Может быть, в этом «коллекционировании» и заключается истина?
Московский Художественный Театр облагородил Москву; в этом тучном и богатом Китай-городе, рядом с мукой и рогожей, вырос цветок, совершенно неожиданный и столь очаровательный, что о нем можно говорить только в стихах, писать его только призрачными красками…
Но тогда, кто же этот «коллекционер», кто этот волшебник Мерлин, который ведет такую таинственную, полную ворожбы, работу?
Тут опять зазвонили звонки, которых не знают железные дороги Запада, опять хрипло пробасил швейцар, послышалось имя Новороссийска и я завалился в свой вагон.
Растянулся на мягком, пружинящем диване и очнулся только утром.

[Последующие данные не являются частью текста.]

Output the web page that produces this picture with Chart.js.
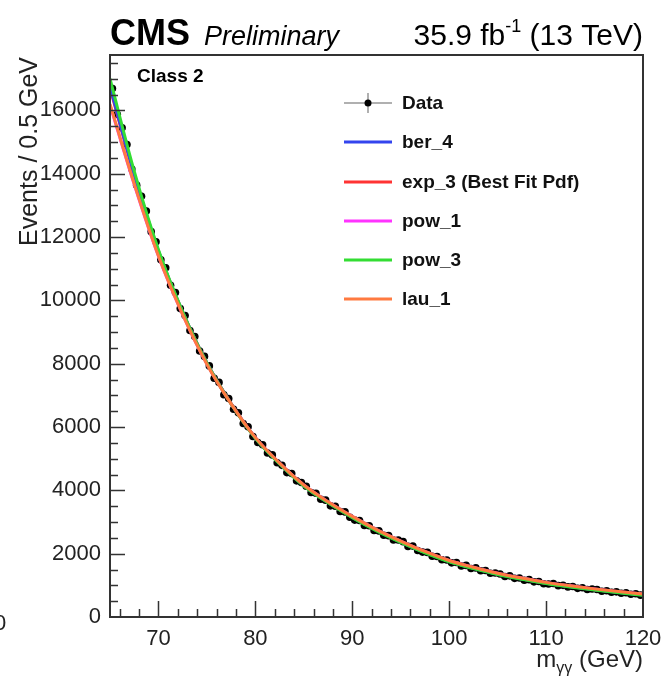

В Новороссийске, слава Богу, обычного нордоста не было, подошел из Батума пароход Русского Общества «Георгий», снова мягкий диван, и я не встал с него до самого прибытия в Ялту.
Я был счастлив: много есть красот на земле, но уютнее и милее Ялты – нет ничего.
Но… Я был отравлен Художественным Театром. Все время меня мучила мысль:
– В чем заключается его секрет? Каким образом достигается то обаяние, которым окрашены все спектакли этого Театра? В чем дело? Самовнушение? Гипноз? Какой-нибудь невероятно тонкий фокус?
Но фокусы, рано или поздно, легко разоблачаются, гипнозы размагничиваются… Один и тот же оркестр играет различно в зависимости от того человека, который стоит за пультом: Тосканини или Огюст Дюпон.
Ялта, милая Ялта… И понимаю, как в начале «Казаков» Толстой чувствовал горы. Для меня уже нет Ялты, а есть Ялта и Театр, море и Театр, вот тот белый дворец и Театр…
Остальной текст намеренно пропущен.